In the Philippines, a new worker manual
Chris, our COO, is home from the Philippines following a visit with 33.3, an artisan business engaged in the traditional art of Filipino basket-weaving. In partnership with the business’s leadership, Maribel Cruz, and her son, Kaloy, along with Nest Artisan Advancement Project Steering Committee brand, West Elm, Nest had the opportunity to pilot the Nest Standards for homework and small workshop production. We began the process with an initial assessment, followed by implementation of strategies to ensure transparency throughout the supply chain.
Our shared goals included creating standardized systems for communicating workers’ rights all the way down to the individual artisan level – no simple task for a business employing 3,000 homeworkers. After conducting an initial assessment of 33.3’s current operations, we worked with the business to develop a worker manual and systems for information dissemination to artisans. On Chris’s latest trip, months of 33.3’s hard work was rolled out in the form of an impressive new worker’s manual and training program that we reviewed together.

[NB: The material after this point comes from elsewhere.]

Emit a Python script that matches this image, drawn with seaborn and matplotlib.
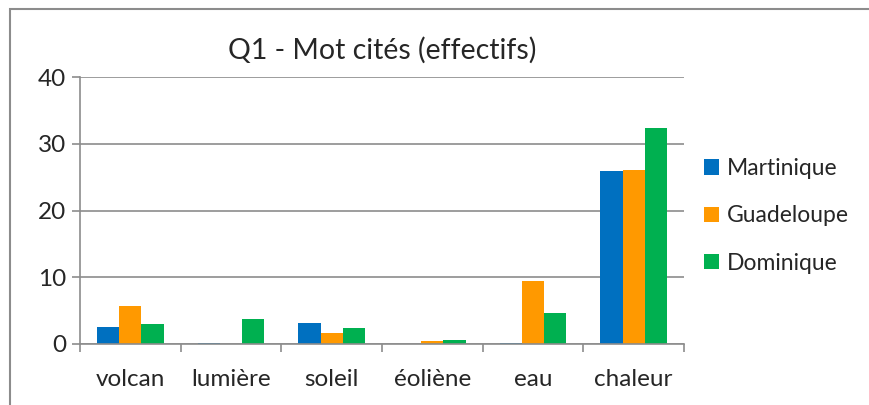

In addition to spending time with the 33.3 artisan leadership and weavers, Chris met with more than 20 subcontractors, known at 33.3 as team leaders: members of the supply chain who must be aligned on all Standards and policies. The group discussed strategies to ensure consistent record keeping as well those for inspiring the next generation of craftspeople. The need for cooperation in this field of work cannot be emphasized enough. Nest is thankful for our partnership with 33.3 and with West Elm. We look forward to sharing more.